As long as we are dealing with only two sets, $A \times B$ can only mean one thing.

But ambiguities arise when the number of sets involved increases:

(For compactness, I will use the $AB$ notation instead of $A\times B$)

3 sets: $$(AB)C; \quad ABC; \quad A(BC)$$

4 sets: $$ABCD$$ $$(AB)CD; \quad A(BC)D; \quad AB(CD)$$ $$(ABC)D; \quad A(BCD)$$ $$((AB)C)D; \quad A((BC)D)$$ $$(A(BC))D; \quad A(B(CD))$$

And so on.

Up to now, It has been made clear that:

• Sets like $X_1 \cdots X_n$ are accepted to have elements of the form $(x_1,\dots,x_n)$ -- Like $\mathbb{R}^n$.
• Sets that have clearly shown the order of operation, have elements of the form similar to the parentheses placement. For example $(x_1,((x_2,x_3),x_4)) \in A((BC)D)$. (Am I right?)

But again some of the items of the above list remain ambiguous. Like $(ABC)D$.

Can we define this?

Can we set some rule for defining even more complicated combinations?

• Apr 11, 2018 at 7:24
• @MauroALLEGRANZA Oh, seems here we have a duplicate thought I think the way I have asked it differs. I'll see if I can find my answer there. Thank you.
– AHB
Apr 11, 2018 at 7:29
• There is an issue about convention: we have to decide if $A \times B \times C$ is $(A \times B) \times C$ instead of $A \times (B \times C)$. Apr 11, 2018 at 7:34
• And there an issue about "practicality": in many context, the convention adopted is immaterial: $\mathbb R^n$. Apr 11, 2018 at 7:34
• It is true $(A \times B)\times C \ne A \times (B \times C)$ but there is a natural correspondence among their elements. In math, when you are faced with objects with natural correspondences/isomorphisms and so, you typically treat them as the same thing. In fact, you can go the axiomatic way and declare an n-ary Cartesian product is something that follows certain axioms and has certain universal properties. Different ways of defining them (say the order you pick) just provides concrete models to realize the axioms. Apr 11, 2018 at 8:27

In general we do not have $\langle\langle a,b\rangle,c\rangle=\langle a,\langle b,c\rangle\rangle$ so definitions like $A\times B\times C:=(A\times B)\times C$ or $A\times B\times C:=A\times(B\times C)$ are not canonical.

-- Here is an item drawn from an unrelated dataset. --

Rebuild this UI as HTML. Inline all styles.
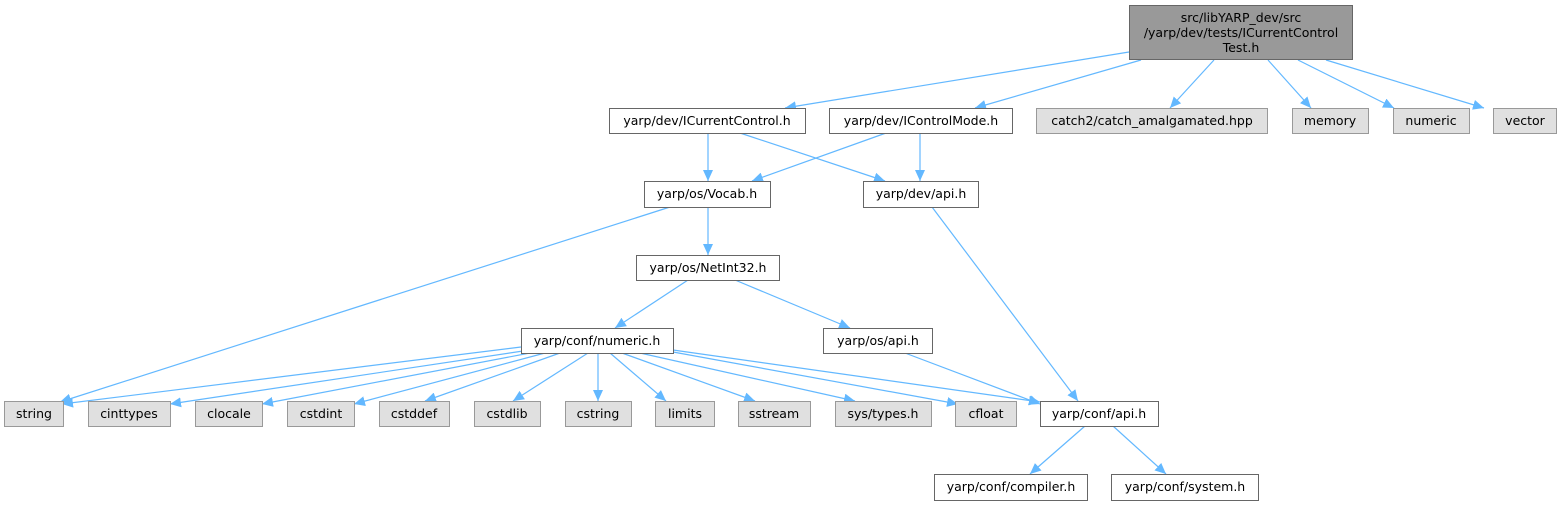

A nice solution for that is defining $X_1\times\cdots\times X_n$ as the set of functions $f:\{1,\dots,n\}\to\bigcup_{i=1}^nX_i$ that satisfy $f(i)\in X_i$ for every $i\in\{1,\dots,n\}$.

If $f$ is an element of that set and $f(i)=x_i\in X_i$ for $i=1,\dots,n$ then $\langle x_1,\dots,x_n\rangle$ can be looked at as a nice notation for that function, and nothing more than that.

This also works for other index sets:

$$\prod_{i\in I}X_i=\{f\mid f\text{ is a function }I\to\bigcup_{i\in I}X_i\text{ s.t. }\forall i\in I[f(i)\in X_i]\}$$

The projection $p_i:\prod_{i\in I}X_i\to X_i$ is prescribed by $f\mapsto f(i)$.

• It might be worth mentioning that there's an obvious bijection between the versions of $A\times B\times C$, and in many cases that bijection preserves further structure (group, topology, etc.). So that is another reason why in practice the distinction doesn't matter. Apr 11, 2018 at 10:24
• @MarkS. see the edit.
– AHB
Apr 11, 2018 at 14:40